Rendahnya Kualitas Respon Publik Terhadap Kritik Politik Yang Dilontarkan Oleh Mahasiswa di Indonesia

Surabaya, beritatandas.id – Dengan dilantiknya presiden dan wakil presiden baru Indonesia periode 2024-2028 memang sudah menjadi perbincangan hangat di masyarakat, bukan hanya pujian dari pendukung kader

ini, melainkan juga banyak kritik dan opini yang dilontarkan rakyat Indonesia. Bagaimana tidak, pemilihan presiden ini cukup memunculkan banyak opini kritis dari berbagai mahasiswa Indonesia mulai dari isu politik dinasti sampai dengan lemahnya konstitusi negara.

Namun, hal yang menjadi sorotan adalah bagaimana respon masyarakat Indonesia terhadap kritik para mahasiswa ini. Mulai dari kritik yang ramai dari BEM Universitas Gadjah Mada yang membuat aksi protes di depan bundaran kampus dengan baliho besar.
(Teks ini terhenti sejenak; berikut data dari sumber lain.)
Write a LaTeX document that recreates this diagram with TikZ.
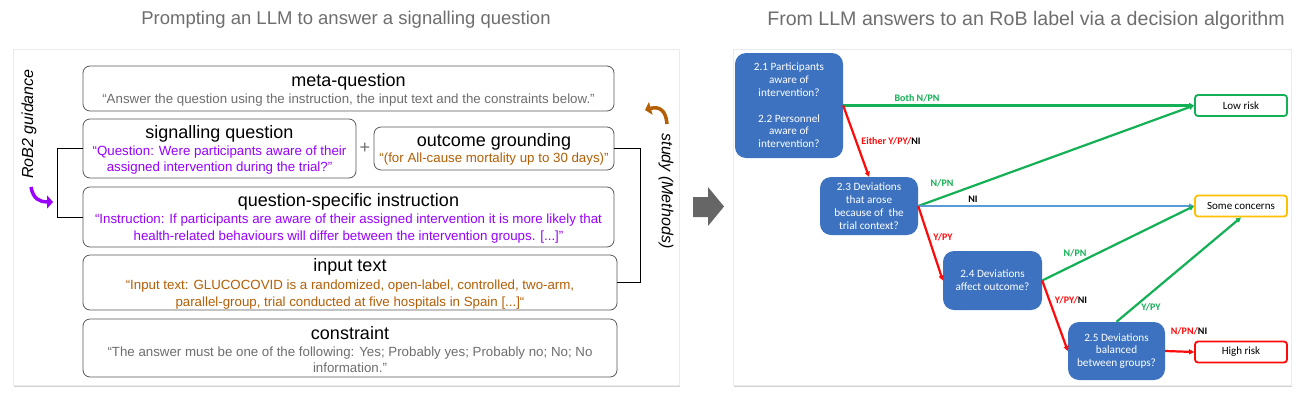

Sampai gerakan protes BEM Fisipol Universitas Airlangga terhadap politik di Indonesia yang sempat menjadi bahan perdebatan. Kritik semua mahasiswa tersebut merupakan bagian dari
kebebasan warga negara Indonesia dalam menyampaikan pendapat, melakukan kebebasan bersuara, dan memerdekakan pikiran sebagaimana yang sudah tertera dalam Undang Undang Dasar 1945, Pasal 28E ayat (3) dan Pasal 28I ayat (1).
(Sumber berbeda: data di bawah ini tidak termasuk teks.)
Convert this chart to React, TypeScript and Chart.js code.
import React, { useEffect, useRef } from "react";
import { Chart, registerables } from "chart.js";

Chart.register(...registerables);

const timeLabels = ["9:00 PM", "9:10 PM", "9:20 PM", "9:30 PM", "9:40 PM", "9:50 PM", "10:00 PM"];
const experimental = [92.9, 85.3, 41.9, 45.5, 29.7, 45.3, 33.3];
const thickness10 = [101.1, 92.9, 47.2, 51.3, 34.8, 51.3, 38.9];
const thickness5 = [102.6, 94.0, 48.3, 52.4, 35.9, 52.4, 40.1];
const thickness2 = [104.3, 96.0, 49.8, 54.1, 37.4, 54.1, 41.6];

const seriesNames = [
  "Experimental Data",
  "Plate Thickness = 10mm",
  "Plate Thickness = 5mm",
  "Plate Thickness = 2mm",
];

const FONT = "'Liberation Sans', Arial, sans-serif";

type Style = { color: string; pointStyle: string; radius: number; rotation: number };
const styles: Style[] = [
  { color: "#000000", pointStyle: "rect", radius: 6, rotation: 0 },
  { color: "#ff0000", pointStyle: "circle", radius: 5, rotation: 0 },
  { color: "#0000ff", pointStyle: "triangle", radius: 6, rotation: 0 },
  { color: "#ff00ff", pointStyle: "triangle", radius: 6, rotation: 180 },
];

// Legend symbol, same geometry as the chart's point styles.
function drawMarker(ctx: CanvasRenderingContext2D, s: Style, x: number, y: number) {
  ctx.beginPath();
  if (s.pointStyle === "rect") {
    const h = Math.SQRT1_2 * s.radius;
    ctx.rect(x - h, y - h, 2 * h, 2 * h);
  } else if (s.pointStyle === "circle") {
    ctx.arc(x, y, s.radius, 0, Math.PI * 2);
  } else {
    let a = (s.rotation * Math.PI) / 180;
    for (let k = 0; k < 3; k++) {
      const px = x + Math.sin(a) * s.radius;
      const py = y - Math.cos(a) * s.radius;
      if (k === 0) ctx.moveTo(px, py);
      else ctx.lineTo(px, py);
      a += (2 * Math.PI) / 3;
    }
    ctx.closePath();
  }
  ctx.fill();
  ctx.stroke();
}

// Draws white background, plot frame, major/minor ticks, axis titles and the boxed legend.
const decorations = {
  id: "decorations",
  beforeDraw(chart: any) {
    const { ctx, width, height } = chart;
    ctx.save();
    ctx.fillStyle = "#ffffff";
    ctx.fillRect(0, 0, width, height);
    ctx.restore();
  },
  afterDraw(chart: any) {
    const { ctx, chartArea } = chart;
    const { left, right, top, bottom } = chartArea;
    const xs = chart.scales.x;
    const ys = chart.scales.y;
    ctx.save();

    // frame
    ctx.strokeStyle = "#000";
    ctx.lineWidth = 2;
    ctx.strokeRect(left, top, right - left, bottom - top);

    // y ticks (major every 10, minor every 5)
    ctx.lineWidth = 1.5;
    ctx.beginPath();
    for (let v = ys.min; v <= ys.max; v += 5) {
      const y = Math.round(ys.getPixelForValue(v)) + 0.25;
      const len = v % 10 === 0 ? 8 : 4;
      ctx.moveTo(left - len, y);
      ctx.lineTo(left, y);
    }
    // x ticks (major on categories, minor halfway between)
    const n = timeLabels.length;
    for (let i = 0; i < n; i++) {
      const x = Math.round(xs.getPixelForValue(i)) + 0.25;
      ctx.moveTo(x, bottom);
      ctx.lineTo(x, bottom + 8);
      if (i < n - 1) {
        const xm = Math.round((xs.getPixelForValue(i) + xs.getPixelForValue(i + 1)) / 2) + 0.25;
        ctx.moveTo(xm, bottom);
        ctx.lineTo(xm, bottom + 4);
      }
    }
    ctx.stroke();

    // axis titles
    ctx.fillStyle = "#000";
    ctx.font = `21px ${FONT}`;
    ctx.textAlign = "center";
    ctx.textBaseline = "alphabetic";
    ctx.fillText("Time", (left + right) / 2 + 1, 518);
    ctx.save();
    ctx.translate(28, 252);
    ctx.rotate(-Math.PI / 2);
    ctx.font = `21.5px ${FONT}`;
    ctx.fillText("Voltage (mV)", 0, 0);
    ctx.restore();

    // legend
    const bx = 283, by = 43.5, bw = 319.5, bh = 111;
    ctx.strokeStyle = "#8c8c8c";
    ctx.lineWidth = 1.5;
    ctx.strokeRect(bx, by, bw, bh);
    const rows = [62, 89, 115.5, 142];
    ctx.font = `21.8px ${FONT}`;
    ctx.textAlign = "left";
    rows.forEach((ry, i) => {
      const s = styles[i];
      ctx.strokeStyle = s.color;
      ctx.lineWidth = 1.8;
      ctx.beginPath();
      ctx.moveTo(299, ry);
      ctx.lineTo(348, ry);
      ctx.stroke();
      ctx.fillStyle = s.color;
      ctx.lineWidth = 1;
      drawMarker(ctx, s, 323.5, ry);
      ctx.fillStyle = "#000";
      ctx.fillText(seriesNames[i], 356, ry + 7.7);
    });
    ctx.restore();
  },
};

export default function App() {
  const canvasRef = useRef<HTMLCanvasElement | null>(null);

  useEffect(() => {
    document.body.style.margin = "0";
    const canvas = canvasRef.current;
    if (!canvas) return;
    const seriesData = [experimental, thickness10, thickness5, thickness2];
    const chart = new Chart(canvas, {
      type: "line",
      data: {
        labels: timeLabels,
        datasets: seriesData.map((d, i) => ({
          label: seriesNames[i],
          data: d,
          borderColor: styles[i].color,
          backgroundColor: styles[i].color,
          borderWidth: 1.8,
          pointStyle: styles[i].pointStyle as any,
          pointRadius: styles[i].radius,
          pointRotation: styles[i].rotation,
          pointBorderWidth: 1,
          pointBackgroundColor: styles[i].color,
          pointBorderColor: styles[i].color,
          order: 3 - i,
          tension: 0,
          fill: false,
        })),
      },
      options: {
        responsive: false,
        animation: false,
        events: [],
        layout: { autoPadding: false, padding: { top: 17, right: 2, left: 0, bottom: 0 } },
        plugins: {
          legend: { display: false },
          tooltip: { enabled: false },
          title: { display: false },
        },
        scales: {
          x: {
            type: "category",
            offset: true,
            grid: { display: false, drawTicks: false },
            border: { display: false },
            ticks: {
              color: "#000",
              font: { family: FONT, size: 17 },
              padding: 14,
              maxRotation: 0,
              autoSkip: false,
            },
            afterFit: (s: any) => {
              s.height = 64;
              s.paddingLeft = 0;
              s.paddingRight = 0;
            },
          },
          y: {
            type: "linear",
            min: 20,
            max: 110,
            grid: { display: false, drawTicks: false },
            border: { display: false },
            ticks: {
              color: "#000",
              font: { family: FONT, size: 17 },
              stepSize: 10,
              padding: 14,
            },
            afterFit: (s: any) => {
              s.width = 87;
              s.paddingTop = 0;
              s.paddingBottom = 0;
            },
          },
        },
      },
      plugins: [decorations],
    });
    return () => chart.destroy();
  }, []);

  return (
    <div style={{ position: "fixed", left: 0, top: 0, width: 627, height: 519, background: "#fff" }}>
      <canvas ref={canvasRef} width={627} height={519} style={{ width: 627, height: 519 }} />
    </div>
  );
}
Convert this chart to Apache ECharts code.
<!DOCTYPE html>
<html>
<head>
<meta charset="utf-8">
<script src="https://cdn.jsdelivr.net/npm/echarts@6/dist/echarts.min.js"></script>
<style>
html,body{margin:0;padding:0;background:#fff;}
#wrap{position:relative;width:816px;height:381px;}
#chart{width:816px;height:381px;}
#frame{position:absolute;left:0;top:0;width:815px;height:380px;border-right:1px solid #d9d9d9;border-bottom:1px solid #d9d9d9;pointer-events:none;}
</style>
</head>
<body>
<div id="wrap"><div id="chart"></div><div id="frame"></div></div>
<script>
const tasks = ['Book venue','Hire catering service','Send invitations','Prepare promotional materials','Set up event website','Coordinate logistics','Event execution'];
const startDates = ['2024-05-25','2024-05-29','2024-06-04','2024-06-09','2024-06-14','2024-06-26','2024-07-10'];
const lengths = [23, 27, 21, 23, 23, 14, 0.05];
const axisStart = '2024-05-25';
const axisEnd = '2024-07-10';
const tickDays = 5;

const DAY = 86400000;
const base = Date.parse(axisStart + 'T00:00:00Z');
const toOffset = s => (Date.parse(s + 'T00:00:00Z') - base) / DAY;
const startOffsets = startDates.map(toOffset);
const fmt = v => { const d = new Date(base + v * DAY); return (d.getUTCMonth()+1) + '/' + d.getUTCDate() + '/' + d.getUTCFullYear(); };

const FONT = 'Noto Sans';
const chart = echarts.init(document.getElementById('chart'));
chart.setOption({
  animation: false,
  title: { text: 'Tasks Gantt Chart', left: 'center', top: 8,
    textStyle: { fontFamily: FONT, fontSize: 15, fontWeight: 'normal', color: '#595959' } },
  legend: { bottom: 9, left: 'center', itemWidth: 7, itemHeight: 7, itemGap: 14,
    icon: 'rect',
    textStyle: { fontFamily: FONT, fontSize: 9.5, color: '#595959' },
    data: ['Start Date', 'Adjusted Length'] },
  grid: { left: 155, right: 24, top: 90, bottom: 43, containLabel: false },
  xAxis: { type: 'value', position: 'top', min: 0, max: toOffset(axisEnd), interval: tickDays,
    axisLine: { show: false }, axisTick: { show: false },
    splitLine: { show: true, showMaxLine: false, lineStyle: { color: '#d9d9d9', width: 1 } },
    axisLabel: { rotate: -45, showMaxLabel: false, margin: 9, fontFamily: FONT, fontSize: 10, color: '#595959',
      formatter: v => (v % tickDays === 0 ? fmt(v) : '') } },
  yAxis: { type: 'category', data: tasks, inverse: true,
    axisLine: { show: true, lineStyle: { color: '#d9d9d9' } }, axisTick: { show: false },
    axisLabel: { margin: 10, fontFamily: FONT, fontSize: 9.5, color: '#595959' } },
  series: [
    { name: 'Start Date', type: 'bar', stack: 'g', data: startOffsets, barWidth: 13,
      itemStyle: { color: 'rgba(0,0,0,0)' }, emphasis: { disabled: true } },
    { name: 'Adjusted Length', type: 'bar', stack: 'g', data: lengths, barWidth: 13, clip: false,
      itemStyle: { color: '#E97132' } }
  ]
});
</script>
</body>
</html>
Sayangnya bentuk protes ini banyak di salah artikan oleh masyarakat Indonesia, mulai dari penyerangan personal terhadap kedua ketua BEM UGM dan BEM Fisipol Unair sampai dengan
teror ancaman yang dilontarkan di social media. Teror yang diberikan sangat beragam, ada komentar negatif tentang tampilan fisik sampai dengan pelecehan seksual yang sudah sangat
menyimpang dari tujuan utama adanya protes mahasiswa ini. Apakah pantas suatu individu dilecehkan hanya karena menyampaikan pendapatnya? Mengapa tidak ada yang peduli? Seakan respon negatif ini menjadi suatu hal sepele dan tidak penting sampai tidak pernah menjadi sorotan publik.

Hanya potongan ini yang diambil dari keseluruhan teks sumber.